Guó jìn mín tuì (国进民退) is an alleged phenomenon in the Chinese economy, meaning "the state advances as the private sector retreats". It is frequently mentioned in the Chinese economic growth cycle that started in 2002.

Despite being less profitable - the average return on equity is 4% - state-owned enterprises have easier access to funding than purely private enterprises. The government has encouraged state-owned enterprises to consolidate, favored them in regulation, and awarded them contracts and subsidies; this crowds out other competitors, both domestic and foreign, undermining the economy.

This contrasts with an earlier phase of reform and opening up, where the private sector was seen as flourishing and generating growth; in the late 1990s, Zhu Rongji weeded out some of the weaker state-owned enterprises.

However, in some contexts, "guo jin min tui" has been contrasted with "guo jin min ye jin", meaning "the state and the market develop together".

Six years ago, the central government invited private investors to enter the business. By 2006, eight private carriers had sprung up to challenge the three state-controlled majors, Air China, China Southern and China Eastern.

The state airlines immediately began a price war. The state-owned monopoly that provided jet fuel refused to service private carriers on the same generous terms given the big three.
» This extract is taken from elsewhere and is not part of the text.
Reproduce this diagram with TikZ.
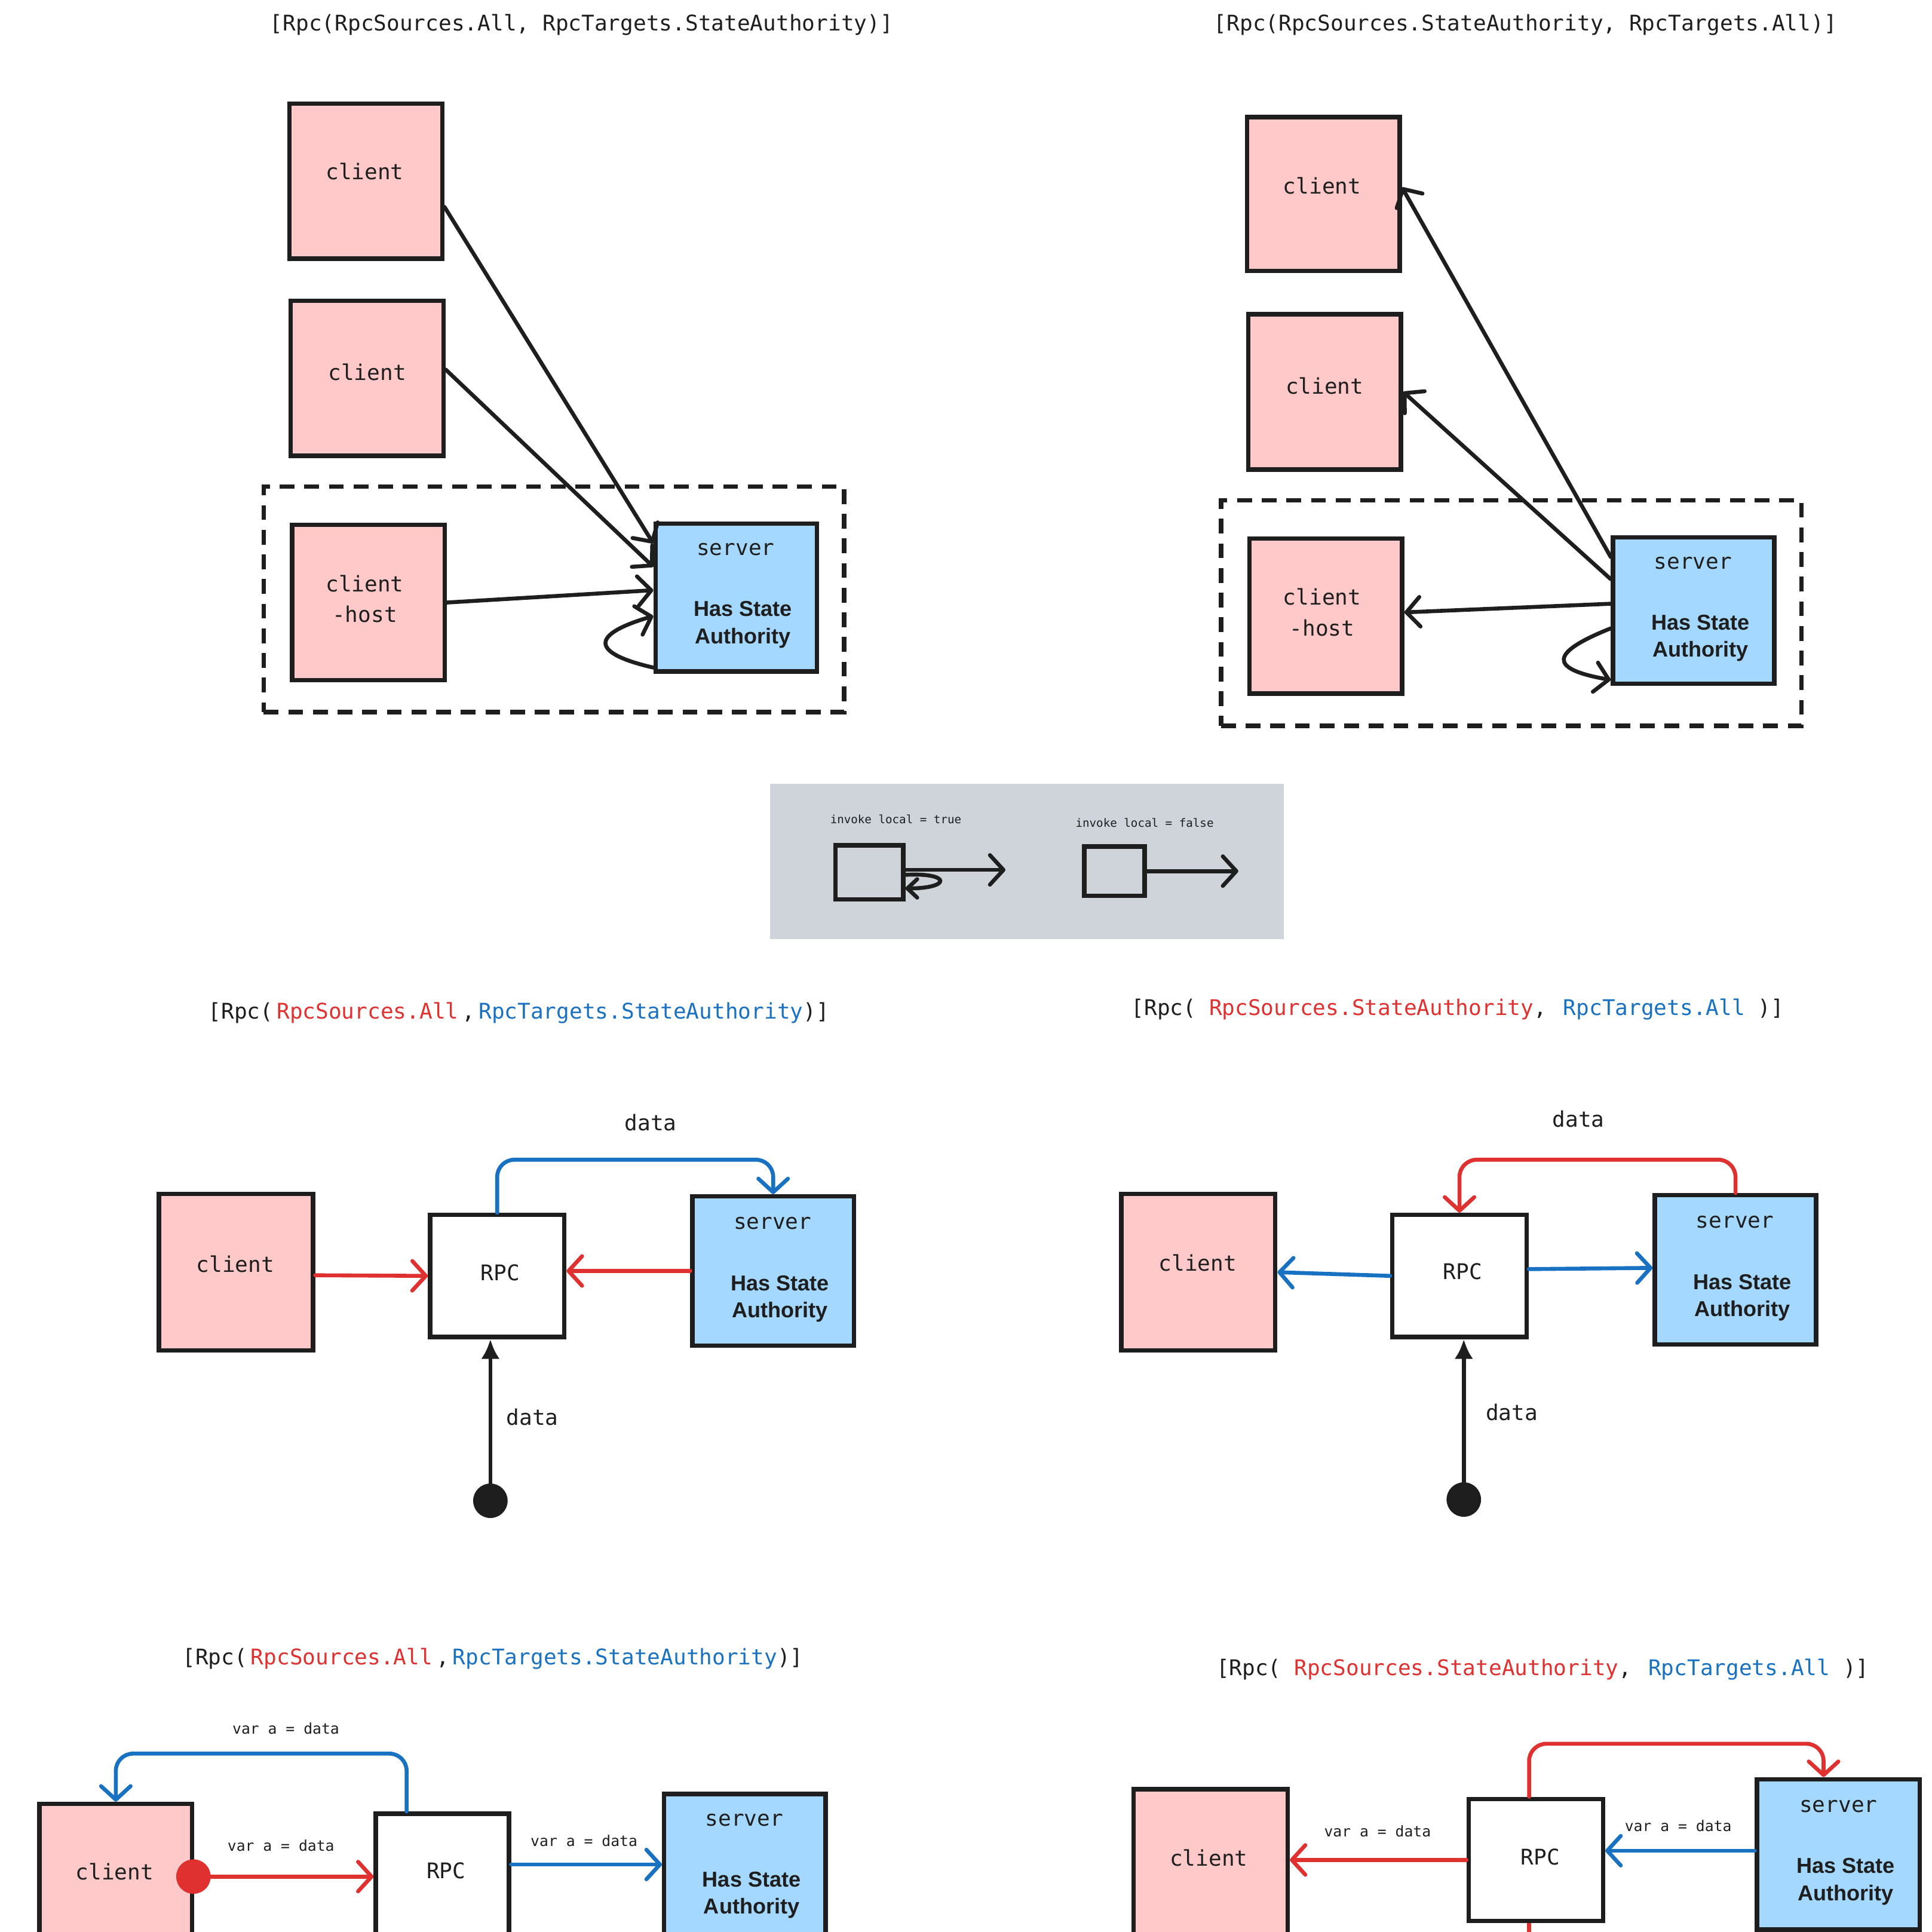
\documentclass[tikz,border=0pt]{standalone}
\usepackage{fontspec}
\setmonofont{DejaVu Sans Mono}
\newfontfamily\hsafont{Liberation Sans}
\usetikzlibrary{arrows.meta,calc}
\definecolor{ink}{HTML}{1E1E1E}
\definecolor{pinkfill}{HTML}{FFC9C9}
\definecolor{bluefill}{HTML}{A5D8FF}
\definecolor{cred}{HTML}{E03131}
\definecolor{cblue}{HTML}{1971C2}
\definecolor{lgray}{HTML}{CED4DA}
\begin{document}
\begin{tikzpicture}[x=1pt,y=-1pt,
  box/.style={draw=ink, line width=3.6pt, inner sep=0pt, rectangle},
  pinkbox/.style={box, fill=pinkfill},
  bluebox/.style={box, fill=bluefill},
  whitebox/.style={box, fill=white},
  dashbox/.style={draw=ink, line width=3.6pt, dash pattern=on 12pt off 8pt, inner sep=0pt},
  lbl/.style={font=\ttfamily\fontsize{17.5pt}{25pt}\selectfont, text=ink, inner sep=0pt},
  hsa/.style={font=\hsafont\bfseries\fontsize{17.5pt}{22pt}\selectfont, align=center, text=ink, inner sep=0pt},
  small/.style={font=\ttfamily\fontsize{12pt}{14pt}\selectfont, text=ink, inner sep=0pt},
  tiny/.style={font=\ttfamily\fontsize{9.3pt}{11pt}\selectfont, text=ink, inner sep=0pt},
  conn/.style={line width=3.2pt, draw=ink, line cap=round, -{Straight Barb[length=11pt,width=24pt,round]}},
  connsm/.style={line width=3.2pt, draw=ink, line cap=round, -{Straight Barb[length=8pt,width=15pt,round]}},
  redconn/.style={conn, draw=cred},
  blueconn/.style={conn, draw=cblue},
  blackconn/.style={line width=3.2pt, draw=ink, -{Latex[length=16pt,width=15pt]}},
  dotnode/.style={circle, fill=ink, minimum size=28pt, inner sep=0pt},
  elbow/.style={rounded corners=14pt}
]
\useasboundingbox (0,0) rectangle (1568,1568);
\clip (0,0) rectangle (1568,1568);

% ================= top left =================
\node[lbl] (t1) at (472,20) {[Rpc(RpcSources.All, RpcTargets.StateAuthority)]};
\node[dashbox, minimum width=471pt, minimum height=183pt] (g1) at (449.5,486.5) {};
\node[pinkbox, minimum width=124pt, minimum height=126pt] (a1) at (297,147) {};
\node[lbl] at (296,139) {client};
\node[pinkbox, minimum width=124pt, minimum height=126pt] (a2) at (298,307) {};
\node[lbl] at (298,302) {client};
\node[pinkbox, minimum width=124pt, minimum height=126pt] (a3) at (299,489) {};
\node[lbl, align=center] at (296,486) {client\\-host};
\node[bluebox, minimum width=131pt, minimum height=120pt] (s1) at (597.5,485) {};
\node[lbl] at (597,446) {server};
\node[hsa] at (603,507) {Has State\\Authority};
\draw[conn] ([yshift=-21pt]a1.east) -- ([yshift=44pt]s1.west);
\draw[conn] ([yshift=7pt]a2.east) -- ([yshift=25pt]s1.west);
\draw[conn] (a3.east) -- ([yshift=6pt]s1.west);
\draw[conn] ([yshift=5pt]s1.south west) .. controls (479,530) and (479,515) .. ([yshift=-15pt]s1.west);

% ================= top right =================
\node[lbl] (t2) at (1238,20) {[Rpc(RpcSources.StateAuthority, RpcTargets.All)]};
\node[dashbox, minimum width=471pt, minimum height=183pt] (g2) at (1226.5,497.5) {};
\node[pinkbox, minimum width=124pt, minimum height=125pt] (b1) at (1074,157.5) {};
\node[lbl] at (1073,151) {client};
\node[pinkbox, minimum width=124pt, minimum height=126pt] (b2) at (1075,318) {};
\node[lbl] at (1075,313) {client};
\node[pinkbox, minimum width=124pt, minimum height=126pt] (b3) at (1076,500) {};
\node[lbl, align=center] at (1073,497) {client\\-host};
\node[bluebox, minimum width=131pt, minimum height=119pt] (s2) at (1374.5,495.5) {};
\node[lbl] at (1374,457) {server};
\node[hsa] at (1380,518) {Has State\\Authority};
\draw[conn] ([yshift=43.5pt]s2.west) -- ([yshift=5.5pt]b1.east);
\draw[conn] ([yshift=25.5pt]s2.west) -- (b2.east);
\draw[conn] ([yshift=5.5pt]s2.west) -- ([yshift=3pt]b3.east);
\draw[conn] ([yshift=-14.5pt]s2.west) .. controls (1257,530) and (1257,543) .. ([yshift=5pt]s2.south west);

% ================= legend =================
\node[fill=lgray, minimum width=417pt, minimum height=126pt, inner sep=0pt] (leg) at (833.5,699) {};
\node[tiny] at (727,665) {invoke local = true};
\node[tiny] at (929,668) {invoke local = false};
\node[box, minimum width=55pt, minimum height=44pt] (lb1) at (705.5,708) {};
\node[box, minimum width=49pt, minimum height=40pt] (lb2) at (904.5,707) {};
\coordinate (le1) at (816,706);
\coordinate (le2) at (1005,707);
\draw[conn] ([yshift=2pt]lb1.east) -- (le1);
\draw[connsm] ([yshift=-2pt]lb1.east) .. controls (772,708) and (772,721) .. ([yshift=-13pt]lb1.east);
\draw[conn] (lb2.east) -- (le2);

% ================= middle left =================
\node[lbl] (t3) at (421,822) {[Rpc(\,\textcolor{cred}{RpcSources.All}\,,\,\textcolor{cblue}{RpcTargets.StateAuthority})]};
\node[lbl] at (528,911) {data};
\node[pinkbox, minimum width=125pt, minimum height=127pt] (mc) at (191.5,1032.5) {};
\node[lbl] at (191,1026) {client};
\node[whitebox, minimum width=109pt, minimum height=99pt] (mr) at (403.5,1035.5) {};
\node[lbl] at (406,1033) {RPC};
\node[bluebox, minimum width=131pt, minimum height=121pt] (ms) at (627.5,1031.5) {};
\node[lbl] at (627,993) {server};
\node[hsa] at (633,1054) {Has State\\Authority};
\draw[redconn] ([yshift=-2.5pt]mc.east) -- (mr.west);
\draw[redconn] (ms.west) -- ([yshift=4pt]mr.east);
\draw[blueconn, elbow] (mr.north) -- ++(0,-43) -| (ms.north);
\node[dotnode] (d1) at (398,1218) {};
\draw[blackconn] (d1.center) -- (d1 |- mr.south);
\node[lbl] at (432,1150) {data};

% ================= middle right =================
\node[lbl] (t4) at (1183,819) {[Rpc( \textcolor{cred}{RpcSources.StateAuthority},\, \textcolor{cblue}{RpcTargets.All} )]};
\node[lbl] at (1281,908) {data};
\node[pinkbox, minimum width=125pt, minimum height=127pt] (nc) at (972.5,1032.5) {};
\node[lbl] at (972,1025) {client};
\node[whitebox, minimum width=109pt, minimum height=99pt] (nr) at (1184.5,1035.5) {};
\node[lbl] at (1187,1032) {RPC};
\node[bluebox, minimum width=131pt, minimum height=121pt] (ns) at (1408.5,1030.5) {};
\node[lbl] at (1408,992) {server};
\node[hsa] at (1414,1053) {Has State\\Authority};
\draw[blueconn] (nr.west) -- (nc.east);
\draw[blueconn] ([yshift=5.5pt]nr.east) -- ([yshift=1.5pt]ns.west);
\draw[redconn, elbow] (ns.north) -- ++(0,-27) -| (nr.north);
\node[dotnode] (d2) at (1188,1217) {};
\draw[blackconn] (d2.center) -- (d2 |- nr.south);
\node[lbl] at (1227,1146) {data};

% ================= bottom left =================
\node[lbl] (t5) at (400,1346) {[Rpc(\,\textcolor{cred}{RpcSources.All}\,,\,\textcolor{cblue}{RpcTargets.StateAuthority})]};
\node[small] at (232,1403) {var a = data};
\node[pinkbox, minimum width=124pt, minimum height=200pt] (pc) at (94,1564) {};
\node[lbl] at (93,1519) {client};
\node[whitebox, minimum width=108pt, minimum height=200pt] (pr) at (359,1572) {};
\node[lbl] at (362,1518) {RPC};
\node[bluebox, minimum width=131pt, minimum height=200pt] (ps) at (604.5,1556) {};
\node[lbl] at (604,1477) {server};
\node[hsa] at (610,1538) {Has State\\Authority};
\node[circle, fill=cred, minimum size=28pt, inner sep=0pt] (rd) at (157,1523) {};
\draw[redconn] (rd.center) -- (rd.center -| pr.west);
\node[small] at (228,1498) {var a = data};
\draw[blueconn] ([yshift=-43pt]pr.north east) -- ([yshift=-59pt]ps.north west);
\node[small] at (474,1494) {var a = data};
\draw[blueconn, elbow] ([xshift=-29pt]pr.north) -- ++(0,-47) -| (pc.north);

% ================= bottom right =================
\node[lbl] (t6) at (1252,1355) {[Rpc( \textcolor{cred}{RpcSources.StateAuthority},\, \textcolor{cblue}{RpcTargets.All} )]};
\node[pinkbox, minimum width=125pt, minimum height=200pt] (qc) at (982.5,1552) {};
\node[lbl] at (981,1508) {client};
\node[whitebox, minimum width=109pt, minimum height=99pt] (qr) at (1246.5,1509.5) {};
\node[lbl] at (1250,1507) {RPC};
\node[bluebox, minimum width=132pt, minimum height=122pt] (qs) at (1492,1505) {};
\node[lbl] at (1492,1466) {server};
\node[hsa] at (1498,1527) {Has State\\Authority};
\draw[redconn] (qr.west) -- (qr.west -| qc.east);
\node[small] at (1118,1486) {var a = data};
\draw[blueconn] ([yshift=3pt]qs.west) -- ([yshift=7.5pt]qr.east);
\node[small] at (1362,1482) {var a = data};
\draw[redconn, elbow] ([xshift=-5.5pt]qr.north) -- ++(0,-43) -| ([xshift=-12pt]qs.north);
\coordinate (qend) at (1241,1590);
\draw[line width=3.2pt, draw=cred] ([xshift=-5.5pt]qr.south) -- (qend);
\end{tikzpicture}
\end{document}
China’s only computerized reservation system – currently one-third owned by the three state airlines – refused to book flights for private competitors. And when mismanagement and the 2008 economic crisis drove the three majors into financial straits, the central government bought stock to bail them out.

==Reforms==
In 2008–2012, the government's stimulus package, a response to the 2008 financial crisis, pushed up inflation and increased liquidity; this exacerbated the problem of guo jin min tui. As part of the stimulus, the government continued to prop up individual SOEs whilst letting private enterprises fall by the wayside. There have been calls for this system to be reformed, increasing competition and hence productivity.